KEITH: One of the first accomplishments he mentions is helping to pass the disaster aid bill for the areas affected by Hurricane Sandy. Cole voted for the bill and argued in favor of it on the House floor.

COLE: Each member ought to recognize at some point, he or she's area will be hit by some disaster and they will be here seeking support.

KEITH: Most House Republicans voted against the aid for Hurricane Sandy. Five of the seven members of the Oklahoma congressional delegation voted no. They objected to spending unrelated to the hurricane in the Sandy bill - that and it's adding to the deficit.

SEN. TOM COBURN: It's about priority.

KEITH: Tom Coburn, Oklahoma's junior senator is a Republican, as is every other member of Congress from this, the only state where every county voted against Barack Obama. Coburn was outspoken in his opposition to the Sandy aid bill.

COBURN: We don't have the courage to actually go through and make hard choices about what works and what doesn't, what's a priority and what is not.

KEITH: It turns out money added to the disaster relief fund as part of the Sandy bill is now helping people in Moore, Oklahoma. Congressman Cole had no way of knowing that last winter when he argued in favor of the bill.

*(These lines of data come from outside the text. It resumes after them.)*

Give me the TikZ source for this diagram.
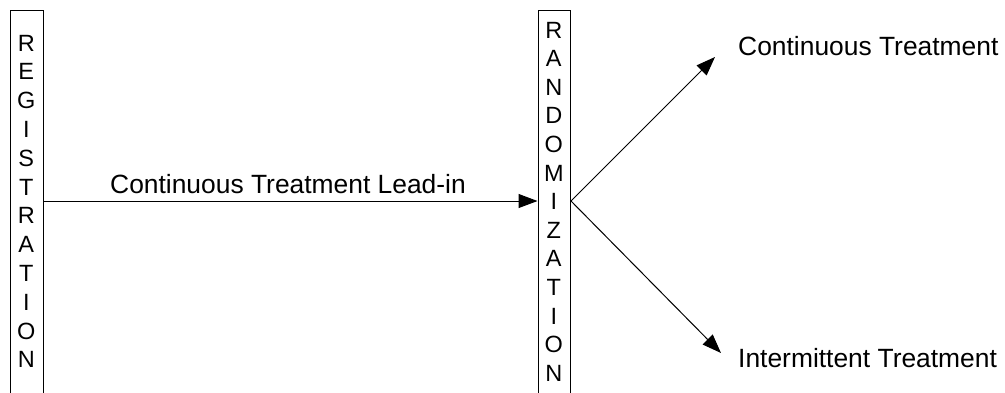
\documentclass[tikz,border=0pt]{standalone}
\usepackage{fontspec}
\setmainfont{Liberation Sans}
\usetikzlibrary{arrows.meta}
\tikzset{
  vbox/.style={draw, line width=1pt, minimum width=32.5pt, minimum height=395pt, anchor=north west, inner sep=0pt},
  letter/.style={inner sep=0pt, font=\fontsize{23.5}{28}\selectfont},
  lbl/.style={inner sep=0pt, anchor=base west, font=\fontsize{26.4}{30}\selectfont},
  conn/.style={line width=1pt, -{Triangle[length=19pt,width=14pt]}},
  branch/.style={line width=1pt}
}
\begin{document}
\begin{tikzpicture}[x=1pt,y=-1pt]
\useasboundingbox (0,0) rectangle (1005,392);
\clip (0,0) rectangle (1005,392);
\node[vbox] (reg) at (10,10) {};
\node[vbox] (rand) at (537.5,10) {};
\foreach \l [count=\i] in {R,E,G,I,S,T,R,A,T,I,O,N}
  \node[letter] (reg-\i) at (26.3,{43+28.8*(\i-1)}) {\l};
\foreach \l [count=\i] in {R,A,N,D,O,M,I,Z,A,T,I,O,N}
  \node[letter] (rand-\i) at (553.8,{30+28.6*(\i-1)}) {\l};
\coordinate (mid) at (0,201);
\coordinate (tipA) at (715,57);
\coordinate (tipB) at (721,353);
\draw[conn] (reg.east |- mid) -- (rand.west |- mid);
\draw[conn] (rand.east |- mid) -- (tipA);
\draw[conn] (rand.east |- mid) -- (tipB);
\node[lbl] (lead) at (110,193) {Continuous Treatment Lead-in};
\node[lbl] (cont) at (738,55) {Continuous Treatment};
\node[lbl] (inter) at (738,367) {Intermittent Treatment};
\end{tikzpicture}
\end{document}
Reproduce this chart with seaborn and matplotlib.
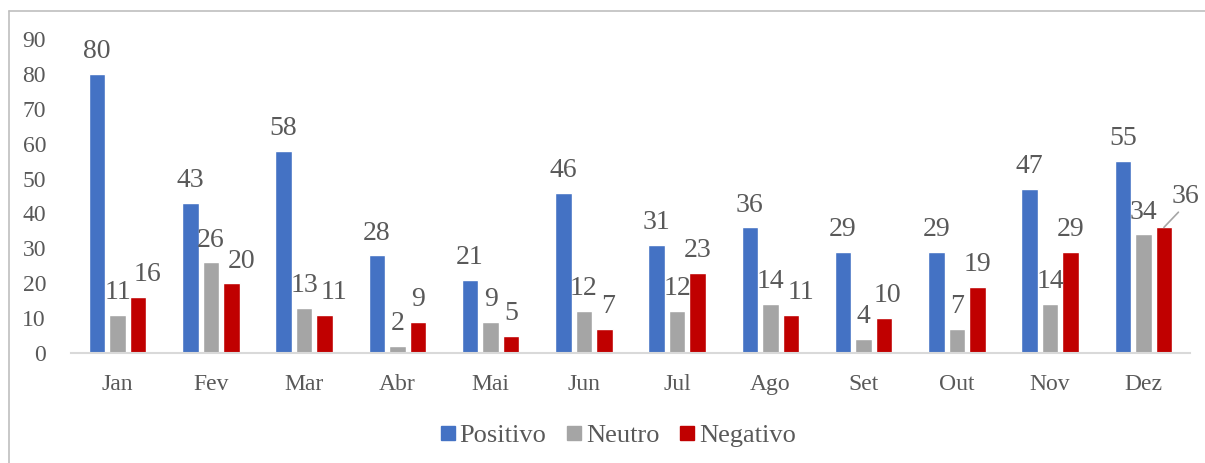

But now, as a result, it probably won't be necessary to enact a fresh disaster funding bill for the devastation in Moore.

COLE: We're not going to have that problem 'cause we're operating out of already appropriated funds, thanks to, guess what, the generosity of the American people.

KEITH: But even in Moore, some still question whether Cole's vote was the right choice.

(SOUNDBITE OF CLANGING)

UNIDENTIFIED WOMAN: You want breakfast?

KEITH: At a restaurant called Sunny Side Up, a group of men, all members of the First Baptist Church, gather for breakfast.

KEN WEBSTER: I think federal aid should be offset. You know, we need to balance our budget.

KEITH: Ken Webster came away from the tornado unscathed - but it was close.

WEBSTER: I'm right across the street from the school that got hit. I'm four houses away.

KEITH: He says churches and private citizens have stepped in to help, and if the government really is needed, those funds should be cut from somewhere else in the budget. He's a big fan of Tom Cole and seems a bit surprised that his congressman voted for the Sandy aid bill.

WEBSTER: Well, you know, I mean, let's face it, we all have second thoughts. He probably - if you ask him - if you had it do over again and voted for that, would you want to offset it?

KEITH: I tell Webster that Cole absolutely stands by his vote.

WEBSTER: Oh yeah. Hey, you know, I think that Tom Cole can make his little mistakes and I'll still forgive him.

KEITH: As Cole sees it, with divided government, any bill that passes the Republican House and the Democratic Senate and gets a signature from the president is going to require some compromise.

COLE: I actually think people are much more reasonable than politicians sometimes. And if you'll come back and explain the issue to them, they usually understand, so. And if they don't, that's fine. That's what politics is all about.

KEITH: And sometimes something comes along that transcends politics, like what happened in Moore. Tamara Keith, NPR News, Oklahoma City.